In 2015, Germany was faced with a mass influx of about 890,000 asylum seekers. It too used the 1951 Refugee Convention definition as its primary criterion for protection. But by broadening the standard to include those suffering from “inhuman or degrading treatment or punishment” and “indiscriminate violence in situations of international or internal armed conflict,” it eliminated its backlog and was keeping current with new applications by September 2017.

The expanded definition resulted in quick and fair decisions. About 725,000 asylum seekers from Eritrea, Iran, Iraq and Syria had approval rates of more than 50%. Meanwhile, 99% of the more than 275,000 nationals from countries in the Western Balkans — where many of the gravest human rights abuses have declined — were rejected. Germany currently has less than a quarter-million pending cases.

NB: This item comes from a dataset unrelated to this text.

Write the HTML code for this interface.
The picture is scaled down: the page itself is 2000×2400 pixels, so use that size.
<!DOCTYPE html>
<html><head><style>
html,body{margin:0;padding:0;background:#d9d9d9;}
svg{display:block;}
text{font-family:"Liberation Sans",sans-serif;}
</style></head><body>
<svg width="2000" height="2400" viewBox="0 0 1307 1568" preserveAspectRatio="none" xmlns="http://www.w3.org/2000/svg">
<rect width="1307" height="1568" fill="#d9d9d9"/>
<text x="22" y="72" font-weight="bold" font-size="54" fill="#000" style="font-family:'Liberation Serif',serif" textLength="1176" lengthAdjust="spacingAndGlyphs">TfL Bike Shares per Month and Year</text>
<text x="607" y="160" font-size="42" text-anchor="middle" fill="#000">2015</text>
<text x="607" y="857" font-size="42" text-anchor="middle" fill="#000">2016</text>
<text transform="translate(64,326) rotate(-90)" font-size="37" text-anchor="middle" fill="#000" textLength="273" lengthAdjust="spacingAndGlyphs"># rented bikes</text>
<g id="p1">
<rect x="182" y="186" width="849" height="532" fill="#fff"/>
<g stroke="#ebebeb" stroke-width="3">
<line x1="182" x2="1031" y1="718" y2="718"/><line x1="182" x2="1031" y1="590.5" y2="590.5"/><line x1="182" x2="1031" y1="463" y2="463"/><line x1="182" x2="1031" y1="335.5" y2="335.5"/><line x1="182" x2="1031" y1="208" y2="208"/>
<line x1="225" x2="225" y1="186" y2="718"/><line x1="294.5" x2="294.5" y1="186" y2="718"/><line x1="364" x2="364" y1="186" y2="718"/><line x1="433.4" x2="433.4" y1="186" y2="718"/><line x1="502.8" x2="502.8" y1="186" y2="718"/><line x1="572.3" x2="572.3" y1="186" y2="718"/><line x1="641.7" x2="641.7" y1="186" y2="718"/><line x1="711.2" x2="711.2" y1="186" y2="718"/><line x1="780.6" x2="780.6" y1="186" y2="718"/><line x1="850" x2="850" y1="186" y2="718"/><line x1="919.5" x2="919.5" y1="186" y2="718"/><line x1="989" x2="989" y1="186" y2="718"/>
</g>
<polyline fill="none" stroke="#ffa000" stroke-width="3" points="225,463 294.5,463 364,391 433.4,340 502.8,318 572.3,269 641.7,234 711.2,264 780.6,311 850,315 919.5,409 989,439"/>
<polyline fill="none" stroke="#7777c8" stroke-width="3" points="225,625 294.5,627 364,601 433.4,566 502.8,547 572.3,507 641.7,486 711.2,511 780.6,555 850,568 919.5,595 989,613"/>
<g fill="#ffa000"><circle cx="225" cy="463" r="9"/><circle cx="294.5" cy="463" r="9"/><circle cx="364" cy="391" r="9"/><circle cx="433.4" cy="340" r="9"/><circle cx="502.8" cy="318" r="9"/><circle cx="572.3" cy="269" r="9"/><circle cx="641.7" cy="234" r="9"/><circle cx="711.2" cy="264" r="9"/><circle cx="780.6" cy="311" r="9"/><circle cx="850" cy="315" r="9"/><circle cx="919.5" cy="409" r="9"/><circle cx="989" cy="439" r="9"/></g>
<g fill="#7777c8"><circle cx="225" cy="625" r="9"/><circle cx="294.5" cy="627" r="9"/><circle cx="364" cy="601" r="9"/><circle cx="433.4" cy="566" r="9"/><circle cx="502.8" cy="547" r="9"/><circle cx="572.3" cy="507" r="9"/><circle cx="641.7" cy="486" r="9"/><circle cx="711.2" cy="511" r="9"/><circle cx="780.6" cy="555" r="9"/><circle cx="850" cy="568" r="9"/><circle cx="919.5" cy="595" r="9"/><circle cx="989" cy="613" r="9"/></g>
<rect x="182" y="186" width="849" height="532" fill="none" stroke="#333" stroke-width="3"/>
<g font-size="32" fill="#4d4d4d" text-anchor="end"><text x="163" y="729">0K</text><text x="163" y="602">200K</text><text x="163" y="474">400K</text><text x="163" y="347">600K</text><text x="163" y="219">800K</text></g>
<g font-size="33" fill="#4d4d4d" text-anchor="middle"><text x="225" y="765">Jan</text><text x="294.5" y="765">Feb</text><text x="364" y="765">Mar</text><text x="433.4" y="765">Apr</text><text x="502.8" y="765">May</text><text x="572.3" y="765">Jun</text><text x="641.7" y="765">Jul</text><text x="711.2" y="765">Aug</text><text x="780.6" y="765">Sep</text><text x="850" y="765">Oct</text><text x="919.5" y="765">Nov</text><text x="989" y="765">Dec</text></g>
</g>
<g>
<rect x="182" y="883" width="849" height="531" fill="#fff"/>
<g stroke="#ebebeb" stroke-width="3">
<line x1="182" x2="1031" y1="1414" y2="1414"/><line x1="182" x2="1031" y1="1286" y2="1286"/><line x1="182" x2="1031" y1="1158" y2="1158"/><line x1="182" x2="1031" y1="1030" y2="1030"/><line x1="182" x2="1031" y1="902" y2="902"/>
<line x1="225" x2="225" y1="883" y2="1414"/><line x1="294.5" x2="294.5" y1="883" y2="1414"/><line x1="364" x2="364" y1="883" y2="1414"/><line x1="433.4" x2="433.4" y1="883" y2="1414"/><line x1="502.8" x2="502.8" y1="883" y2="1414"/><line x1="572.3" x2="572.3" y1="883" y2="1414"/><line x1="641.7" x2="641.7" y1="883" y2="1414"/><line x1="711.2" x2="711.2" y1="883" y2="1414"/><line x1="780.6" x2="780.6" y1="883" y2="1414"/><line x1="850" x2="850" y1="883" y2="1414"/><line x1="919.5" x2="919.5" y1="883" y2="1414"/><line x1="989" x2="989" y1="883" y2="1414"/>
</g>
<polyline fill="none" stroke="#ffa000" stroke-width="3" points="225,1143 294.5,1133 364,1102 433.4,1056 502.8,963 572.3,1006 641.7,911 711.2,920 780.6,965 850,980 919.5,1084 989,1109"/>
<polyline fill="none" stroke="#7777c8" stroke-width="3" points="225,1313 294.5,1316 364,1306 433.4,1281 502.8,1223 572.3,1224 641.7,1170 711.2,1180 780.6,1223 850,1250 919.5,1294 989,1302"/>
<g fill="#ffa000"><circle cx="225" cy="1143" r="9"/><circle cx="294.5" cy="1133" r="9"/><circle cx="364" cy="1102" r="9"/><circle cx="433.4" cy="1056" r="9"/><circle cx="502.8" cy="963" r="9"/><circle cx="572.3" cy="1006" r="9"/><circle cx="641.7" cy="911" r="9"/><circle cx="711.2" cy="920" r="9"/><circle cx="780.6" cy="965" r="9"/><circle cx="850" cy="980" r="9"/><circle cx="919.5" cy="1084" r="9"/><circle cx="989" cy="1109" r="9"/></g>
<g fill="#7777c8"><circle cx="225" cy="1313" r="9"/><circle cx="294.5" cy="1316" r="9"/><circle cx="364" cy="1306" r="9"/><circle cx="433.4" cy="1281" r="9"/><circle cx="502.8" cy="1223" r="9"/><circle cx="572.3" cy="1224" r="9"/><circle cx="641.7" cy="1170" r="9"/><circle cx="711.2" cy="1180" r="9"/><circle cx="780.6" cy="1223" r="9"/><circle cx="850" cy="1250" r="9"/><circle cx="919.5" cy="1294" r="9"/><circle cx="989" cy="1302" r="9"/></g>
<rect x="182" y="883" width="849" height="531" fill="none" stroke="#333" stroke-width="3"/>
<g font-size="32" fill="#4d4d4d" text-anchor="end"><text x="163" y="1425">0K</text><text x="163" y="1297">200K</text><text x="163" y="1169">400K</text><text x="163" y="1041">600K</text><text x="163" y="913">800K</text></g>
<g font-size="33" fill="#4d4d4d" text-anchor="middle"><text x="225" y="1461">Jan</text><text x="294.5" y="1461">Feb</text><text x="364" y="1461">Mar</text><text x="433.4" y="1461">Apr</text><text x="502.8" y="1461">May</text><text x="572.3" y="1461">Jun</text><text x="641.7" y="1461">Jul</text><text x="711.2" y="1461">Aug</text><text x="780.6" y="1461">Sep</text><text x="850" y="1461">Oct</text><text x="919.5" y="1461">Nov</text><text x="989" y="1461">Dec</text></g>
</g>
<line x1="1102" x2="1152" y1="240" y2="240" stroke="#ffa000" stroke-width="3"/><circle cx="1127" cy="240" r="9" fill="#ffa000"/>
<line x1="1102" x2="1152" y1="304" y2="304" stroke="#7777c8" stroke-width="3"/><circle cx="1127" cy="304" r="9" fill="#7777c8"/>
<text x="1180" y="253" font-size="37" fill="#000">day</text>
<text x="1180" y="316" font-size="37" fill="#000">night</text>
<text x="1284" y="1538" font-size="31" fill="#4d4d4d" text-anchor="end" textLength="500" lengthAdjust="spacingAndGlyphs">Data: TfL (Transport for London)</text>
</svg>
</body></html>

Forty years ago, Latin American governments agreed to the Cartagena Declaration, a regional instrument in the Americas that also remedies limitations in the Refugee Convention, expanding it to include “persons who have fled their country because their lives, safety, or freedom have been threatened by generalized violence, foreign aggression, internal conflicts, massive violation of human rights or other circumstances which have seriously disturbed public order.”

The Cartagena language — in combination with the Refugee Convention definition, grants of temporary protected status and other relaxed visa requirements — has enabled Latin American countries to provide residency permits and other legal statuses relatively quickly and flexibly to most of the 6.8 million people who have been uprooted by violence and unrest in Venezuela, all without expending the huge amount of time and resources the United States employs simply trying to determine asylum seekers’ eligibility for protection.

As a matter of principle and international law, the U.S. should make its asylum standard responsive to the actual threats faced by individuals fleeing foreign invasions, civil war, gang violence and even rising sea levels and other climate disasters.

An expanded refugee definition is not the same as an open invitation to migrate. It would require applicants to demonstrate that they face inhuman and degrading treatment or serious threats to life or physical integrity because of a real risk of violence, or because of exceptional situations, such as natural or human-made disasters, for which there is no adequate remedy at home. Those criteria are more straightforward to assess than a “well-founded fear of persecution.” Applicants whose asylum claims rest on economic grounds also would be easier to identify, more quickly rejected and subject to deportation.

The U.S. should do what Germany, the 26 other European Union member states and 16 Latin American countries have done: Update its understanding of who deserves refugee protection to match the forces uprooting people today. By expanding its arbitrary definition of “refugee,” the U.S. could better manage the influx of those seeking protection at the border and make its broader asylum system more efficient and humane.